Carbon’s Hidden Story: How It Whispers the Age of Everything

Radiocarbon dating, a revolutionary scientific method developed in the 20th century, has transformed our understanding of the past. This technique, built upon the decay of carbon-14, a radioactive isotope, offers a window into the history of organic materials, ranging from ancient manuscripts to prehistoric fossils.

The Science Behind Radiocarbon Dating

At the heart of radiocarbon dating is carbon-14 (C-14), a naturally occurring radioactive isotope of carbon. While living, organisms maintain a steady ratio of C-14 by consuming carbon through food or photosynthesis. Upon death, this intake stops, and the C-14 begins to decay at a predictable rate, known as its half-life (approximately 5,730 years). By measuring the remaining C-14 in a sample compared to a reference standard, scientists can estimate the time elapsed since the organism’s death.
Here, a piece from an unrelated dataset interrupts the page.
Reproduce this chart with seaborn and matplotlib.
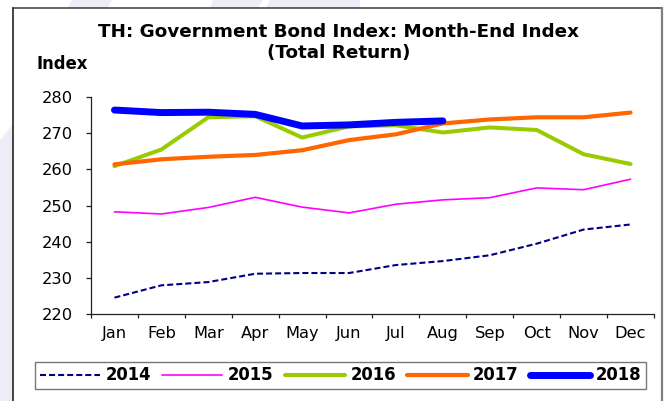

Technological Advancements in Radiocarbon Dating

The evolution of radiocarbon dating has been marked by significant technological advancements:

  1. Accelerator Mass Spectrometry (AMS): AMS dating, a major leap forward, allows for precise measurements with tiny samples, revolutionizing the field by enabling the dating of individual seeds or small artifacts.
  2. Improved Calibration Techniques: The development of more accurate calibration curves has enhanced the precision of radiocarbon dates. These curves are constructed by comparing radiocarbon dates with other dating methods, such as dendrochronology (tree-ring dating), creating a more accurate timeline.
  3. Software Developments: Advances in software and statistical methods allow for more nuanced interpretations of radiocarbon data, accounting for various uncertainties and variables.

Applications of Radiocarbon Dating

The versatility of radiocarbon dating means it finds applications in several fields:

  1. Archaeology: From dating the earliest human settlements to understanding the chronology of historical events, radiocarbon dating is indispensable in archaeology.
  2. Paleontology: It helps in dating fossils and understanding evolutionary timelines.
  3. Geology: Radiocarbon dating assists in studying sediment layers, contributing to our understanding of earth’s geological history.
  4. Art History: It aids in verifying the age of artworks and historical artifacts.
  5. Climate Science: Dating of ice cores and sediment layers helps reconstruct past climate conditions.
  6. Forensic Science: Occasionally used in criminal investigations to date human remains.

Challenges and Future Directions

Radiocarbon dating, while powerful, is not without limitations:

  • Range Limitations: Its effectiveness decreases for samples older than about 50,000 years, as the C-14 levels become too low to measure accurately.
  • Contamination Issues: Modern contamination or intrusion from younger material can skew results.
  • Complex Sample Histories: Some samples, like charcoal, can be tricky as they might represent a mix of different ages.

Looking ahead, the field of radiocarbon dating is focusing on improving calibration methods and AMS technology. Research into marine reservoir effects and other factors that influence C-14 levels in different environments is ongoing.


Radiocarbon dating remains an evolving and vital tool in our quest to understand the past. As technology and methodologies advance, so too does our ability to peer more accurately and deeply into the annals of history, unveiling the stories of our planet and civilization with ever-greater clarity.